Monday, March 26, 2012

1203.5217 (Joseph F. Fitzsimons et al.)

Unconditionally verifiable blind computation    [PDF]

Joseph F. Fitzsimons, Elham Kashefi
Blind Quantum Computing (BQC) allows a client to have a server carry out a quantum computation for them such that the client's input, output and computation remain private. Recently the authors together with Broadbent proposed a universal unconditionally secure BQC scheme where the client only needs to be able to prepare single qubits in separable states randomly chosen from a finite set and send them to the server, who has the balance of the required quantum computational resources.
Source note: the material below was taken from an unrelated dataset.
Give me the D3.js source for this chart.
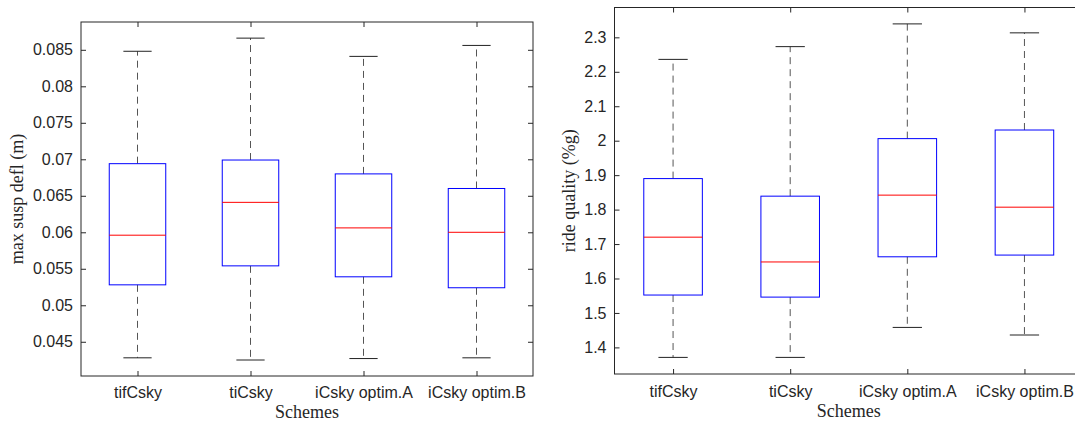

A desirable property for any BQC protocol is verification, whereby the client can verify with high probability whether the server has followed the instructions of the protocol, or if there has been some deviation resulting in a corrupted output state. A verifiable BQC protocol can be viewed as an interactive proof system leading to consequences for complexity theory. In this paper we extend the BQC protocol presented in [Broadbent, Fitzsimons and Kashefi, FOCS 2009 p517] with new functionality allowing blind computational basis measurements, which we use to construct a new verifiable universal BQC protocol based on a new class of resource states. We rigorously prove that the probability of detecting an incorrect output is exponentially small in a security parameter, while resource overhead remains polynomial in this parameter. The new resource state allows entangling gates to be performed between arbitrary pairs of logical qubits with only constant overhead. This is a significant improvement on the original scheme, which required that all computations to be performed must first be put into a nearest neighbour form, incurring linear overhead in the number of qubits. Such an improvement has important consequences for efficiency and fault-tolerance thresholds.